What to produce =
Skip the pictures, please, and write out exactly the lines from the opening of the data through the line containing "15, bottom: 513".

========================

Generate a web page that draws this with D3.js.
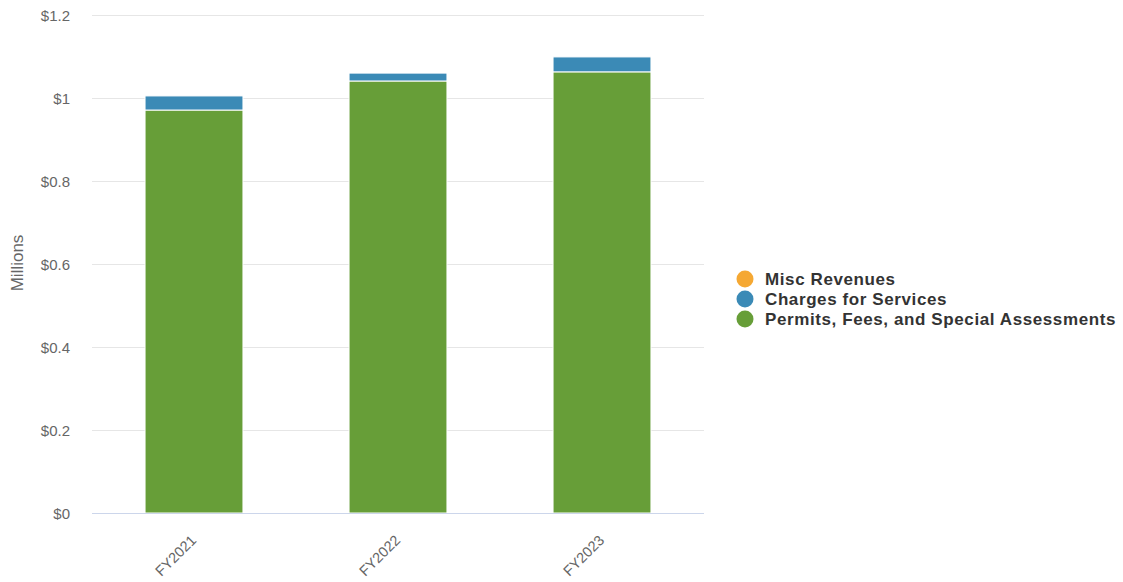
<!DOCTYPE html>
<html>
<head>
<meta charset="utf-8">
<script src="https://cdn.jsdelivr.net/npm/d3@7/dist/d3.min.js"></script>
<style>
  html, body { margin: 0; padding: 0; background: #fff; }
  svg { display: block; font-family: "Liberation Sans", Arial, Helvetica, sans-serif; }
</style>
</head>
<body>
<svg id="chart" width="1123" height="582"></svg>
<script>
// Revenue by fiscal year, in millions of dollars
const categories = ["FY2021", "FY2022", "FY2023"];
const permitsFees = [0.971, 1.041, 1.063];
const chargesForServices = [0.034, 0.019, 0.036];
const miscRevenues = [0, 0, 0];
const yTicks = [0, 0.2, 0.4, 0.6, 0.8, 1.0, 1.2];
const yTickLabels = ["$0", "$0.2", "$0.4", "$0.6", "$0.8", "$1", "$1.2"];

const seriesNames = ["Misc Revenues", "Charges for Services", "Permits, Fees, and Special Assessments"];
const seriesColors = ["#f5a833", "#3b8ab6", "#679e38"];

const svg = d3.select("#chart");
const margin = { left: 92, right: 704, top: 15, bottom: 513 };

const x = d3.scaleBand().domain(categories).range([margin.left, margin.right]).paddingInner(0.52).paddingOuter(0.26);
const y = d3.scaleLinear().domain([0, 1.2]).range([margin.bottom, margin.top]);

// gridlines
svg.append("g").selectAll("line").data(yTicks.slice(1)).join("line")
  .attr("x1", margin.left).attr("x2", margin.right)
  .attr("y1", d => Math.round(y(d)) + 0.5).attr("y2", d => Math.round(y(d)) + 0.5)
  .attr("stroke", "#e6e6e6").attr("stroke-width", 1);

// y tick labels
svg.append("g").selectAll("text").data(yTicks).join("text")
  .attr("x", 70).attr("y", d => y(d) + 5.5)
  .attr("text-anchor", "end").attr("fill", "#666").attr("font-size", "15px")
  .text((d, i) => yTickLabels[i]);

// y axis title
svg.append("text")
  .attr("transform", `translate(23, ${(margin.top + margin.bottom) / 2 - 1}) rotate(-90)`)
  .attr("text-anchor", "middle").attr("fill", "#666").attr("font-size", "17px")
  .text("Millions");

// stacked bars
const rows = categories.map((c, i) => ({
  cat: c, permits: permitsFees[i], charges: chargesForServices[i], misc: miscRevenues[i]
}));
const stack = d3.stack().keys(["permits", "charges", "misc"]);
const stacked = stack(rows);
const colorByKey = { permits: seriesColors[2], charges: seriesColors[1], misc: seriesColors[0] };

svg.append("g").selectAll("g").data(stacked).join("g")
  .attr("fill", d => colorByKey[d.key])
  .selectAll("rect").data(d => d.filter(s => s[1] - s[0] > 0)).join("rect")
  .attr("x", d => x(d.data.cat))
  .attr("width", x.bandwidth())
  .attr("y", d => y(d[1]))
  .attr("height", d => y(d[0]) - y(d[1]))
  .attr("stroke", "#fff").attr("stroke-width", 1);

// x axis line
svg.append("line")
  .attr("x1", margin.left).attr("x2", margin.right)
  .attr("y1", margin.bottom + 0.5).attr("y2", margin.bottom + 0.5)
  .attr("stroke", "#ccd6eb").attr("stroke-width", 1);

// x labels rotated
svg.append("g").selectAll("text").data(categories).join("text")
  .attr("transform", d => `translate(${x(d) + x.bandwidth() / 2 - 4}, 534) rotate(-45)`)
  .attr("text-anchor", "end").attr("fill", "#666").attr("font-size", "14.5px")
  .attr("dy", "0.7em")
  .text(d => d);

// legend
const legend = svg.append("g");
seriesNames.forEach((name, i) => {
  const ly = 279 + i * 20;
  legend.append("circle").attr("cx", 745).attr("cy", ly).attr("r", 8.5).attr("fill", seriesColors[i]);
  legend.append("text").attr("x", 765).attr("y", ly + 6)
    .attr("fill", "#333").attr("font-size", "17px").attr("font-weight", "bold")
    .attr("letter-spacing", "0.6px")
    .text(name);
});
</script>
</body>
</html>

========================

Solution to this exercise =
Generate a web page that draws this with D3.js.
<!DOCTYPE html>
<html>
<head>
<meta charset="utf-8">
<script src="https://cdn.jsdelivr.net/npm/d3@7/dist/d3.min.js"></script>
<style>
  html, body { margin: 0; padding: 0; background: #fff; }
  svg { display: block; font-family: "Liberation Sans", Arial, Helvetica, sans-serif; }
</style>
</head>
<body>
<svg id="chart" width="1123" height="582"></svg>
<script>
// Revenue by fiscal year, in millions of dollars
const categories = ["FY2021", "FY2022", "FY2023"];
const permitsFees = [0.971, 1.041, 1.063];
const chargesForServices = [0.034, 0.019, 0.036];
const miscRevenues = [0, 0, 0];
const yTicks = [0, 0.2, 0.4, 0.6, 0.8, 1.0, 1.2];
const yTickLabels = ["$0", "$0.2", "$0.4", "$0.6", "$0.8", "$1", "$1.2"];

const seriesNames = ["Misc Revenues", "Charges for Services", "Permits, Fees, and Special Assessments"];
const seriesColors = ["#f5a833", "#3b8ab6", "#679e38"];

const svg = d3.select("#chart");
const margin = { left: 92, right: 704, top: 15, bottom: 513 };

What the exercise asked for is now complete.